While internal monologue is a frequently used device and one at which Saunders excels, he also uses it to project multiple points of view, making these stories not just about slices of life but the total sum of it. In "Mother’s Day", a tale that stands out as perfect, two elderly women who once loved the same man though in very different ways — one was married to him, while he had an adulterous relationship with the other — meet in the middle of a hailstorm and come to an existential weighing-up of their choices and the impact these had on their familial relationships. In the finale, as one of them dies, she reflects on her life, "She was what she was. No one could blame her. As long as she was Alma, she’d be mad. She had a right. Did she want to be mad? No. What she wanted to be was her, younger. Her, non-mad. Her, not yet mad."
Presenting a real world
The exploration of multiple viewpoints underlines the complex nature of even the most mundane relationships. In "A Thing At Work", the mild rivalry between two women employees in an office, for their male boss’s attention, flares up when one reports the other to him for stealing coffee sachets. The accused retaliates. A full-scale war is on. The hapless boss in the cross-fire is left with no choice but to let go the first thief. "He had kids. He had a mortgage.
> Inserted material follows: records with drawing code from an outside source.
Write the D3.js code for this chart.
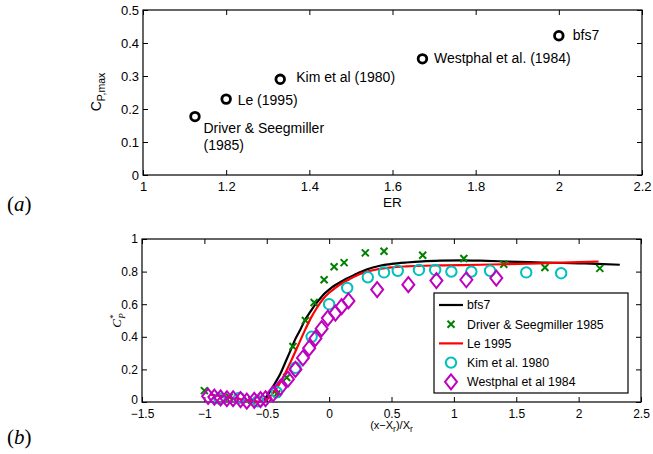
<!DOCTYPE html>
<html><head><meta charset="utf-8">
<script src="https://cdn.jsdelivr.net/npm/d3@7"></script>
<style>
body{margin:0;background:#fff}
svg{display:block}
text{fill:#000}
.sans{font-family:"Liberation Sans",Arial,Helvetica,sans-serif}
.serif{font-family:"Liberation Serif","DejaVu Serif",serif}
</style>
</head><body>
<svg id="c" width="653" height="454" class="sans"></svg>
<script>
// ---------- Panel (a) data ----------
const erValues = [1.125, 1.2, 1.33, 1.672, 2.0];
const cpMaxValues = [0.177, 0.23, 0.29, 0.352, 0.422];
const cpMaxLabels = [["Driver & Seegmiller", "(1985)"], ["Le (1995)"], ["Kim et al (1980)"], ["Westphal et al. (1984)"], ["bfs7"]];
const topXTicks = [1, 1.2, 1.4, 1.6, 1.8, 2, 2.2];
const topYTicks = [0, 0.1, 0.2, 0.3, 0.4, 0.5];

// ---------- Panel (b) data ----------
const bfs7X = [-0.54,-0.49,-0.434,-0.39,-0.354,-0.31,-0.274,-0.23,-0.193,-0.15,-0.113,-0.07,-0.033,0.0,0.047,0.088,0.127,0.21,0.3,0.407,0.5,0.62,0.75,0.89,1.07,1.21,1.42,1.6,1.74,2.0,2.15,2.33];
const bfs7Y = [0,0.045,0.115,0.175,0.238,0.315,0.381,0.445,0.504,0.555,0.596,0.637,0.668,0.69,0.716,0.735,0.752,0.783,0.813,0.836,0.847,0.856,0.863,0.867,0.869,0.867,0.862,0.858,0.855,0.851,0.848,0.842];

const le1995X = [-0.95,-0.85,-0.75,-0.65,-0.57,-0.51,-0.46,-0.40,-0.35,-0.30,-0.25,-0.20,-0.15,-0.10,-0.05,0.0,0.05,0.10,0.16,0.247,0.32,0.407,0.5,0.62,0.75,0.89,1.05,1.21,1.4,1.6,1.8,2.0,2.16];
const le1995Y = [0.045,0.035,0.022,0.01,0.003,0.01,0.045,0.11,0.18,0.26,0.345,0.43,0.51,0.575,0.63,0.67,0.70,0.727,0.752,0.785,0.803,0.817,0.826,0.832,0.836,0.838,0.840,0.842,0.845,0.849,0.853,0.858,0.862];

const driverX = [-1.0,-0.8,-0.62,-0.42,-0.34,-0.29,-0.19,-0.12,-0.04,0.04,0.12,0.29,0.44,0.75,1.08,1.40,1.73,2.17];
const driverY = [0.07,0.03,0.01,0.05,0.15,0.34,0.50,0.61,0.75,0.83,0.855,0.915,0.925,0.90,0.88,0.845,0.825,0.82];

const kimX = [-0.88,-0.72,-0.57,-0.42,-0.27,-0.14,0.0,0.145,0.31,0.44,0.55,0.72,0.85,0.98,1.14,1.29,1.58,1.86];
const kimY = [0.02,0.025,0.005,0.06,0.21,0.40,0.60,0.70,0.765,0.795,0.805,0.81,0.81,0.80,0.80,0.805,0.795,0.79];

const westphalX = [-0.97,-0.92,-0.87,-0.82,-0.77,-0.71,-0.66,-0.60,-0.55,-0.51,-0.45,-0.39,-0.33,-0.27,-0.21,-0.16,-0.11,-0.06,-0.01,0.05,0.10,0.155,0.385,0.635,0.86,1.10,1.34];
const westphalY = [0.035,0.03,0.025,0.02,0.02,0.015,0.005,0.01,0.015,0.02,0.05,0.09,0.14,0.20,0.27,0.33,0.39,0.45,0.515,0.545,0.585,0.62,0.69,0.72,0.745,0.75,0.76];

const botXTicks = [-1.5,-1,-0.5,0,0.5,1,1.5,2,2.5];
const botYTicks = [0,0.2,0.4,0.6,0.8,1];
const legendNames = ["bfs7", "Driver & Seegmiller 1985", "Le 1995", "Kim et al. 1980", "Westphal et al 1984"];

// ---------- drawing ----------
const svg = d3.select("#c");
const fmt = v => d3.format("")(v).replace("-", "\u2212");

function boxAxes(g, x, y, xt, yt, xPad, yPad, fs) {
  const [x0, x1] = x.range(), [y0, y1] = y.range();
  g.append("g").attr("transform", `translate(0,${y0})`)
    .call(d3.axisBottom(x).tickValues(xt).tickFormat(fmt).tickSizeInner(-5).tickSizeOuter(0).tickPadding(xPad))
    .call(a => { a.select(".domain").remove(); a.selectAll("text").attr("font-size", fs).attr("font-family", null); a.selectAll("line").attr("stroke", "#000"); });
  g.append("g").attr("transform", `translate(0,${y1})`)
    .call(d3.axisTop(x).tickValues(xt).tickFormat("").tickSizeInner(-5).tickSizeOuter(0))
    .call(a => { a.select(".domain").remove(); a.selectAll("line").attr("stroke", "#000"); });
  const yax = g.append("g").attr("transform", `translate(${x0},0)`)
    .call(d3.axisLeft(y).tickValues(yt).tickFormat(fmt).tickSizeInner(-5).tickSizeOuter(0).tickPadding(yPad))
    .call(a => { a.select(".domain").remove(); a.selectAll("text").attr("font-size", fs).attr("font-family", null); a.selectAll("line").attr("stroke", "#000"); });
  g.append("g").attr("transform", `translate(${x1},0)`)
    .call(d3.axisRight(y).tickValues(yt).tickFormat("").tickSizeInner(-5).tickSizeOuter(0))
    .call(a => { a.select(".domain").remove(); a.selectAll("line").attr("stroke", "#000"); });
  g.append("rect").attr("x", x0).attr("y", y1).attr("width", x1 - x0).attr("height", y0 - y1)
    .attr("fill", "none").attr("stroke", "#000").attr("stroke-width", 1.2);
  return yax;
}

// Panel (a)
const xa = d3.scaleLinear().domain([1, 2.2]).range([143, 642]);
const ya = d3.scaleLinear().domain([0, 0.5]).range([175, 10]);
const ga = svg.append("g");
boxAxes(ga, xa, ya, topXTicks, topYTicks, 7, 4, 13);

const labelOffsets = [[8.5, 16.5], [11.5, 6], [16, 3], [11.5, 4.5], [14, 4]];
erValues.forEach((v, i) => {
  ga.append("circle").attr("cx", xa(v)).attr("cy", ya(cpMaxValues[i])).attr("r", 4.3)
    .attr("fill", "none").attr("stroke", "#000").attr("stroke-width", 2.8);
  const t = ga.append("text").attr("font-size", 14)
    .attr("x", xa(v) + labelOffsets[i][0]).attr("y", ya(cpMaxValues[i]) + labelOffsets[i][1]);
  cpMaxLabels[i].forEach((s, j) => t.append("tspan").attr("x", xa(v) + labelOffsets[i][0]).attr("dy", j ? 17 : 0).text(s));
});
ga.append("text").attr("x", 392.5).attr("y", 207).attr("text-anchor", "middle").attr("font-size", 13.5).text("ER");
const yla = ga.append("text").attr("transform", "translate(101,92) rotate(-90)").attr("text-anchor", "middle").attr("font-size", 14);
yla.append("tspan").text("C");
yla.append("tspan").attr("font-size", 10.5).attr("dy", 4).text("P,max");
const la = svg.append("text").attr("class", "serif").attr("x", 7).attr("y", 211).attr("font-size", 21);
la.append("tspan").text("(");
la.append("tspan").attr("font-style", "italic").text("a");
la.append("tspan").text(")");

// Panel (b)
const xb = d3.scaleLinear().domain([-1.5, 2.5]).range([142, 641]);
const yb = d3.scaleLinear().domain([0, 1]).range([402, 239]);
const gb = svg.append("g");
const ybAxis = boxAxes(gb, xb, yb, botXTicks, botYTicks, 7, 4, 12);
ybAxis.selectAll(".tick text").filter(d => d === 0).attr("y", -2);

const line = d3.line().x(d => xb(d[0])).y(d => yb(d[1])).curve(d3.curveMonotoneX);
const zip = (a, b) => a.map((v, i) => [v, b[i]]);
const plot = gb.append("g");
const green = "#008000", cyan = "#00bfbf", magenta = "#bf00bf";

plot.append("path").attr("d", line(zip(bfs7X, bfs7Y))).attr("fill", "none").attr("stroke", "#000").attr("stroke-width", 2.2);

function xMark(sel, cx, cy, s) {
  sel.append("path").attr("d", `M${cx - s},${cy - s}L${cx + s},${cy + s}M${cx - s},${cy + s}L${cx + s},${cy - s}`)
    .attr("stroke", green).attr("stroke-width", 2).attr("fill", "none");
}
function diamond(sel, cx, cy) {
  sel.append("path").attr("d", `M${cx},${cy - 7.5}L${cx + 6},${cy}L${cx},${cy + 7.5}L${cx - 6},${cy}Z`)
    .attr("stroke", magenta).attr("stroke-width", 2).attr("fill", "none");
}
function ring(sel, cx, cy) {
  sel.append("circle").attr("cx", cx).attr("cy", cy).attr("r", 5.2)
    .attr("stroke", cyan).attr("stroke-width", 2).attr("fill", "none");
}

driverX.forEach((v, i) => xMark(plot, xb(v), yb(driverY[i]), 3.5));
plot.append("path").attr("d", line(zip(le1995X, le1995Y))).attr("fill", "none").attr("stroke", "#ff0000").attr("stroke-width", 2.2);
kimX.forEach((v, i) => ring(plot, xb(v), yb(kimY[i])));
westphalX.forEach((v, i) => diamond(plot, xb(v), yb(westphalY[i])));

// Legend
const lg = gb.append("g");
lg.append("rect").attr("x", 434).attr("y", 293).attr("width", 194).attr("height", 100)
  .attr("fill", "#fff").attr("stroke", "#000").attr("stroke-width", 1.2);
legendNames.forEach((n, i) => {
  const cy = 305 + i * 19.2, cx = 451;
  if (i === 0) lg.append("line").attr("x1", 439).attr("x2", 463).attr("y1", cy).attr("y2", cy).attr("stroke", "#000").attr("stroke-width", 2.2);
  if (i === 1) xMark(lg, cx, cy, 3.5);
  if (i === 2) lg.append("line").attr("x1", 439).attr("x2", 463).attr("y1", cy).attr("y2", cy).attr("stroke", "#ff0000").attr("stroke-width", 2.2);
  if (i === 3) ring(lg, cx, cy);
  if (i === 4) diamond(lg, cx, cy);
  lg.append("text").attr("x", 467).attr("y", cy + 4.3).attr("font-size", 12.3).text(n);
});

// Axis labels (b)
const xlb = gb.append("text").attr("x", 391.5).attr("y", 428.5).attr("text-anchor", "middle").attr("font-size", 11);
xlb.append("tspan").text("(x\u2212X");
xlb.append("tspan").attr("font-size", 8.5).attr("dy", 3).text("r");
xlb.append("tspan").attr("dy", -3).text(")/X");
xlb.append("tspan").attr("font-size", 8.5).attr("dy", 3).text("r");
const ylb = gb.append("text").attr("class", "serif").attr("transform", "translate(121,320.5) rotate(-90)").attr("text-anchor", "middle")
  .attr("font-style", "italic").attr("font-size", 13);
ylb.append("tspan").text("C");
ylb.append("tspan").attr("font-size", 9).attr("dy", -5).text("*");
ylb.append("tspan").attr("font-size", 9).attr("dx", -4).attr("dy", 9).text("P");
const lb = svg.append("text").attr("class", "serif").attr("x", 7).attr("y", 444).attr("font-size", 21);
lb.append("tspan").text("(");
lb.append("tspan").attr("font-style", "italic").text("b");
lb.append("tspan").text(")");
</script>
</body></html>
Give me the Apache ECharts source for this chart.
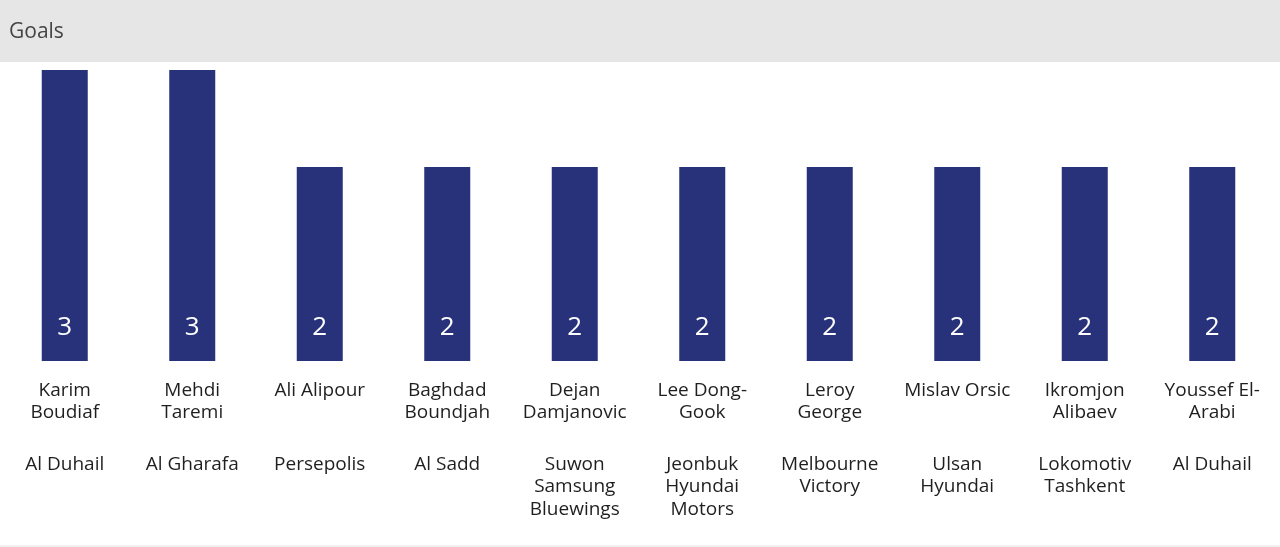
<!DOCTYPE html>
<html>
<head>
<meta charset="utf-8">
<script src="https://cdn.jsdelivr.net/npm/echarts@6/dist/echarts.min.js"></script>
<style>
html,body{margin:0;padding:0;background:#fff;}
#chart{width:1280px;height:547px;}
</style>
</head>
<body>
<div id="chart"></div>
<script>
var title = "Goals";
var players = ["Karim\nBoudiaf", "Mehdi\nTaremi", "Ali Alipour", "Baghdad\nBoundjah", "Dejan\nDamjanovic", "Lee Dong-\nGook", "Leroy\nGeorge", "Mislav Orsic", "Ikromjon\nAlibaev", "Youssef El-\nArabi"];
var teams = ["Al Duhail", "Al Gharafa", "Persepolis", "Al Sadd", "Suwon\nSamsung\nBluewings", "Jeonbuk\nHyundai\nMotors", "Melbourne\nVictory", "Ulsan\nHyundai", "Lokomotiv\nTashkent", "Al Duhail"];
var goals = [3, 3, 2, 2, 2, 2, 2, 2, 2, 2];

var categories = players.map(function (p, i) { return p + "|" + teams[i]; });
var FONT = "'Open Sans', 'DejaVu Sans', sans-serif";

var chart = echarts.init(document.getElementById('chart'), null, {renderer: 'canvas'});
chart.setOption({
  backgroundColor: '#ffffff',
  animation: false,
  title: {
    text: title,
    left: 9,
    top: 22,
    padding: 0,
    textStyle: {fontFamily: FONT, fontSize: 21, fontWeight: 'normal', color: '#444444'}
  },
  graphic: [
    {type: 'rect', left: 0, top: 0, z: -10, shape: {width: 1280, height: 62}, style: {fill: '#e6e6e6'}},
    {type: 'rect', left: 0, top: 545, z: -10, shape: {width: 1280, height: 2}, style: {fill: '#f0f0f0'}}
  ],
  grid: {left: 1, right: 4, top: 70, bottom: 186, containLabel: false},
  xAxis: {
    type: 'category',
    data: categories,
    axisLine: {show: false},
    axisTick: {show: false},
    axisLabel: {
      interval: 0,
      margin: 19,
      fontFamily: FONT,
      formatter: function (v) {
        var parts = v.split('|');
        var nameLines = parts[0].split('\n');
        while (nameLines.length < 2) nameLines.push(' ');
        var out = nameLines.map(function (l) { return '{n|' + l + '}'; });
        out.push('{s|}');
        parts[1].split('\n').forEach(function (l) { out.push('{t|' + l + '}'); });
        return out.join('\n');
      },
      rich: {
        n: {fontFamily: FONT, fontSize: 19, lineHeight: 22, color: '#1f1f1f', align: 'center'},
        s: {fontSize: 10, lineHeight: 29, height: 29},
        t: {fontFamily: FONT, fontSize: 19, lineHeight: 22.5, color: '#1f1f1f', align: 'center'}
      }
    }
  },
  yAxis: {
    type: 'value',
    min: 0,
    max: 3,
    show: false,
    splitLine: {show: false}
  },
  series: [{
    type: 'bar',
    data: goals,
    barWidth: 46,
    itemStyle: {color: '#27327a'},
    label: {
      show: true,
      position: 'insideBottom',
      distance: 20,
      color: '#ffffff',
      fontFamily: FONT,
      fontSize: 26
    }
  }]
});
</script>
</body>
</html>
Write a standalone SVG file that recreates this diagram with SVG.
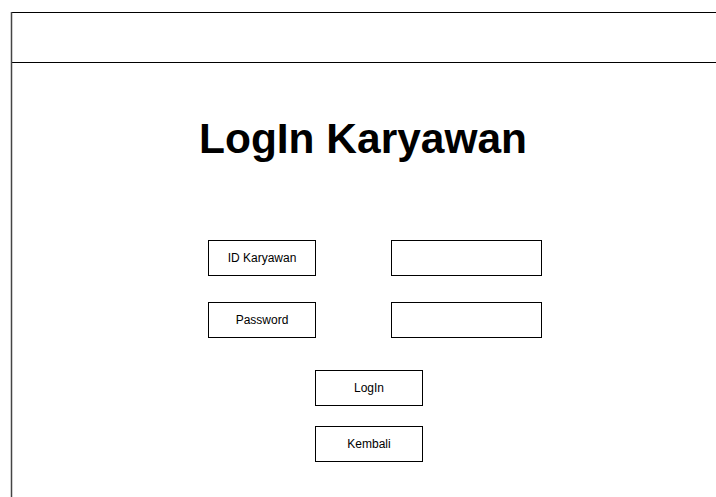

This was the real world."
The real world is brought home to us most effectively in "Love Letter", a communication from a grandfather to his grandson, dated 202_, about a developing situation regarding immigration. Clearly a political commentary on the Trump era, it resonates everywhere. "Because this destruction was emanating from such an inept source, who seemed (at that time) merely comically thuggish, who seemed to know so little about that which he was disrupting and because life was going on, and because he/ they burst through some new gate of propriety, we soon found that no genuine outrage was available to us anymore."
Saunders’ short stories are not simple reads. A few like "Elliott Spencer", about an 89-year-old who is brainwashed to become a political protestor, are downright inaccessible. Yet, for those who seek short stories with wit, intelligence, absurdity, compassion and grace, this collection is just right.